At the pre-conference, there were Solr white belt and black belt sessions. In Solr black belt, Eric Hatcher, from Lucid Imagination, gave detailed explanations of the features of Solr version 1.4. Basic searching for both the standard Lucene query parser and the DisMax query parser were explained. Eric also introduced Solr fundamentals such as caching, replication, faceting, and distributed search. In general DisMaxQParser is good for situations when you want to pass raw input strings from novice users directly to Solr. By default, query params use LuceneQParser, but you can use prefix notation to override that. He gave a detailed explanation of DisMaxQParser about what parameters control which fields are searched, how significant each field is, how many words must match, and how to allow for additional options to artificially influence the score. Advanced features such as Solr APIs, deployment architecture, and the Solr index were also explained. Processes such as the indexing of different documents (e.g. XML, CSV) were demonstrated. He then went over the following tools, which can be configured in schema.xml: Analyzers (process text before tokenizing), Tokenizers (control how your text is tokenized), and TokenFilters (mutate and manipulate the stream of tokens). Finally, searching performance was discussed. For more information on Solr, see the bibliography below.
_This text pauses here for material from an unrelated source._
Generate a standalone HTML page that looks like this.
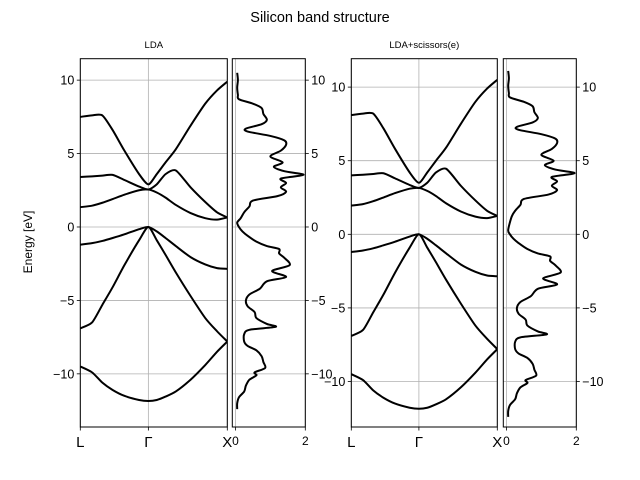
<!DOCTYPE html>
<html><head><meta charset="utf-8"><style>
html,body{margin:0;padding:0;background:#fff}
svg{display:block;font-family:"Liberation Sans","DejaVu Sans",sans-serif}
</style></head><body>
<svg id="fig" width="640" height="480" viewBox="0 0 640 480">
<text x="320" y="22" text-anchor="middle" font-size="14.5">Silicon band structure</text>
<text transform="translate(32,242) rotate(-90)" text-anchor="middle" font-size="12">Energy [eV]</text>
</svg>
<script>
// band data: k along L-Γ-X (0..1), energies in eV
const kPoints = [0, 0.08, 0.15, 0.22, 0.3, 0.4, 0.463, 0.52, 0.58, 0.65, 0.75, 0.85, 0.93, 1];
const band1 = [-9.5, -9.9, -10.6, -11.1, -11.5, -11.78, -11.85, -11.78, -11.55, -11.2, -10.4, -9.4, -8.5, -7.8];
const band2 = [-6.9, -6.5, -5.3, -4.1, -2.6, -0.9, 0, -0.9, -1.9, -3.1, -4.7, -6.2, -7.1, -7.8];
const band3 = [-1.2, -1.1, -0.95, -0.75, -0.5, -0.15, 0, -0.3, -0.75, -1.3, -2.05, -2.55, -2.8, -2.85];
const band5 = [1.35, 1.45, 1.65, 1.9, 2.2, 2.5, 2.55, 2.35, 2.0, 1.5, 0.95, 0.6, 0.5, 0.65];
const band6 = [3.4, 3.45, 3.5, 3.55, 3.2, 2.75, 2.55, 2.9, 3.6, 3.85, 2.7, 1.7, 1.0, 0.65];
const band7 = [7.5, 7.6, 7.6, 6.6, 5.2, 3.6, 2.9, 3.6, 4.4, 5.3, 6.9, 8.4, 9.3, 9.9];
const scissorShift = 0.6;
// DOS data
const dosEnergy = [10.5,10,9.5,9,8.7,8.4,8.1,7.7,7.3,7,6.7,6.5,6.2,5.9,5.6,5.2,4.8,4.4,4.1,3.8,3.55,3.3,3,2.7,2.4,2.1,1.8,1.4,1,0.6,0.3,0,-0.3,-0.6,-1,-1.3,-1.5,-1.8,-2.1,-2.6,-3,-3.4,-3.7,-4.2,-4.6,-5,-5.4,-5.8,-6.2,-6.6,-6.8,-7,-7.3,-7.8,-8.1,-8.4,-8.8,-9.2,-9.6,-9.9,-10.1,-10.4,-10.8,-11.2,-11.6,-12,-12.4];
const dosValue = [0.05,0.07,0.05,0.07,0.1,0.5,0.75,0.8,0.9,0.75,0.3,0.35,1.0,1.4,1.45,1.3,1.0,1.35,1.1,1.4,1.95,1.3,1.45,1.3,1.45,1.2,0.5,0.4,0.25,0.15,0.05,0.1,0.2,0.35,0.6,0.9,1.25,1.25,1.4,1.55,1.05,1.45,0.9,0.7,0.4,0.3,0.35,0.55,0.6,0.9,1.15,0.4,0.25,0.25,0.35,0.6,0.75,0.8,0.85,0.55,0.6,0.4,0.3,0.25,0.1,0.05,0.05];
const yTicks = [10, 5, 0, -5, -10];
const kTickPos = [0, 0.463, 1];
const kTickLabels = ["L", "Γ", "X"];
const dosTicks = [0, 2];

const NS = "http://www.w3.org/2000/svg";
const svg = document.getElementById("fig");
function mk(tag, attrs, parent) {
  const e = document.createElementNS(NS, tag);
  for (const k in attrs) e.setAttribute(k, attrs[k]);
  (parent || svg).appendChild(e);
  return e;
}
// smooth path (Catmull-Rom to cubic Bezier)
function smooth(pts, tension) {
  let d = "M" + pts[0][0].toFixed(2) + " " + pts[0][1].toFixed(2);
  for (let i = 0; i < pts.length - 1; i++) {
    const p0 = pts[i - 1] || pts[i], p1 = pts[i], p2 = pts[i + 1], p3 = pts[i + 2] || p2;
    const c1x = p1[0] + (p2[0] - p0[0]) * tension, c1y = p1[1] + (p2[1] - p0[1]) * tension;
    const c2x = p2[0] - (p3[0] - p1[0]) * tension, c2y = p2[1] - (p3[1] - p1[1]) * tension;
    d += " C" + c1x.toFixed(2) + " " + c1y.toFixed(2) + " " + c2x.toFixed(2) + " " + c2y.toFixed(2) + " " + p2[0].toFixed(2) + " " + p2[1].toFixed(2);
  }
  return d;
}
const panels = [
  {name: "lda", title: "LDA", bx0: 80.3, bx1: 227.3, dx0: 232.3, dx1: 305.3, ymin: -13.62, ymax: 11.46, shift: 0},
  {name: "scissors", title: "LDA+scissors(e)", bx0: 351.3, bx1: 497.3, dx0: 503.3, dx1: 576.3, ymin: -13.09, ymax: 11.93, shift: scissorShift}
];
const plotTop = 58.7, plotBot = 427;
panels.forEach(p => {
  const Y = e => plotBot - (e - p.ymin) / (p.ymax - p.ymin) * (plotBot - plotTop);
  const K = k => p.bx0 + k * (p.bx1 - p.bx0);
  const D = d => p.dx0 + (d + 0.09) / 2.09 * (p.dx1 - p.dx0);
  const g = mk("g", {});
  
  
  yTicks.forEach(t => {
    const l1 = mk("line", {x1: p.bx0, x2: p.bx1, y1: Y(t), y2: Y(t), stroke: "#b0b0b0", "stroke-width": 0.8}, g);
    
    
    const l2 = mk("line", {x1: p.dx0, x2: p.dx1, y1: Y(t), y2: Y(t), stroke: "#b0b0b0", "stroke-width": 0.8}, g);
    
    
  });
  kTickPos.forEach(k => {
    const l = mk("line", {x1: K(k), x2: K(k), y1: plotTop, y2: plotBot, stroke: "#b0b0b0", "stroke-width": 0.8}, g);
    
    
  });
  dosTicks.forEach(d => {
    const l = mk("line", {x1: D(d), x2: D(d), y1: plotTop, y2: plotBot, stroke: "#b0b0b0", "stroke-width": 0.8}, g);
    
    
  });
  const cp = mk("clipPath", {id: "clip-" + p.name}, g);
  mk("rect", {x: p.bx0, y: plotTop, width: p.bx1 - p.bx0, height: plotBot - plotTop}, cp);
  const bands = [band1, band2, band3, band5, band6, band7];
  bands.forEach((b, i) => {
    const sh = i >= 3 ? p.shift : 0;
    const pts = b.map((e, j) => [K(kPoints[j]), Y(e + sh)]);
    const path = mk("path", {d: smooth(pts, 0.12), fill: "none", stroke: "#000", "stroke-width": 2, "stroke-linejoin": "round", "clip-path": "url(#clip-" + p.name + ")"}, g);
    
    
  });
  const dpts = dosEnergy.map((e, j) => [D(dosValue[j]), Y(e > 0.3 ? e + p.shift : e)]);
  const dp = mk("path", {d: smooth(dpts, 0.15), fill: "none", stroke: "#000", "stroke-width": 2, "stroke-linejoin": "round"}, g);
  
  
  const f1 = mk("rect", {x: p.bx0, y: plotTop, width: p.bx1 - p.bx0, height: plotBot - plotTop, fill: "none", stroke: "#000", "stroke-width": 1}, g);
  
  
  const f2 = mk("rect", {x: p.dx0, y: plotTop, width: p.dx1 - p.dx0, height: plotBot - plotTop, fill: "none", stroke: "#000", "stroke-width": 1}, g);
  
  
  const t = mk("text", {x: (p.bx0 + p.bx1) / 2, y: 48, "text-anchor": "middle", "font-size": 9.5}, g);
  t.textContent = p.title;
  
  
  yTicks.forEach(v => {
    mk("line", {x1: p.bx0 - 3.5, x2: p.bx0, y1: Y(v), y2: Y(v), stroke: "#000", "stroke-width": 0.8}, g);
    const lt = mk("text", {x: p.bx0 - 6, y: Y(v) + 4.5, "text-anchor": "end", "font-size": 12.5}, g);
    lt.textContent = v < 0 ? "\u2212" + (-v) : "" + v;
    
    
    mk("line", {x1: p.dx1, x2: p.dx1 + 3.5, y1: Y(v), y2: Y(v), stroke: "#000", "stroke-width": 0.8}, g);
    const rt = mk("text", {x: p.dx1 + 6, y: Y(v) + 4.5, "text-anchor": "start", "font-size": 12.5}, g);
    rt.textContent = v < 0 ? "\u2212" + (-v) : "" + v;
    
    
  });
  kTickPos.forEach((k, i) => {
    mk("line", {x1: K(k), x2: K(k), y1: plotBot, y2: plotBot + 3.5, stroke: "#000", "stroke-width": 0.8}, g);
    const kt = mk("text", {x: K(k), y: plotBot + 20, "text-anchor": "middle", "font-size": 15}, g);
    kt.textContent = kTickLabels[i];
    
    
  });
  dosTicks.forEach(d => {
    mk("line", {x1: D(d), x2: D(d), y1: plotBot, y2: plotBot + 3.5, stroke: "#000", "stroke-width": 0.8}, g);
    const xt = mk("text", {x: D(d), y: plotBot + 18, "text-anchor": "middle", "font-size": 12}, g);
    xt.textContent = "" + d;
    
    
  });
});
</script>
</body></html>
The conference itself had numerous talks on Solr-related topics and projects, including 3 Blacklight-related talks and a breakout session, a talk on call number browse, and 3 sessions on advanced search.
Blacklight
Solr 1.4 is the backbone of the Blacklight project, which uses Solr, rather than a traditional Relational Database Management System (e.g. Oracle or MySQL), as the index.
- UW Forward (lightning talk): Blacklight is the framework behind this project at the University of Wisconsin Libraries System. The challenges they have include multiple campuses and deduping MARC data to be included in the master Solr index.
- Hydra (lightning talk): Blacklight + ActiveFedora + Rails at Stanford University brings a Ruby on Rails front-end to a Fedora-based repository.
- Media, Blacklight, and Viewers Like You: Chris Beer from WGBH Interactive Media Archives talked about their Open Vault project. In the Open Vault project, Blacklight and Solr are the major frameworks used. Media material is the major component in their Solr index.
Call number browse
- How to Implement A Virtual Bookshelf With Solr: Naomi Dushay and Jessie Keck of Stanford implemented an interface for the browsing of call numbers. They applied a lexical sort on call numbers, found them very messy to deal with, but still managed to produce a sorted list with 8 million entries.
Advanced search
Complicated searching algorithms implemented in advanced searching menus were explored in various manners during the conference. They included:
- Catalog Auto-suggest using Solr (lightning talk): Jill Sexton from the University of North Carolina talked about using already extracted authority data to create a Solr index. This module uses author, title and subject authority files to auto-suggest search terms for users when they input the string in the search box. “Do you mean” is used instead of “Did you mean.”
- Kill the search button: Michael Nielsen and Jørn Thøgersen presented their project from afar. They make the search experience easier for users by updating search results at keypress. JQuery is used for their front-end, backed by a Solr index with eight million MARC records.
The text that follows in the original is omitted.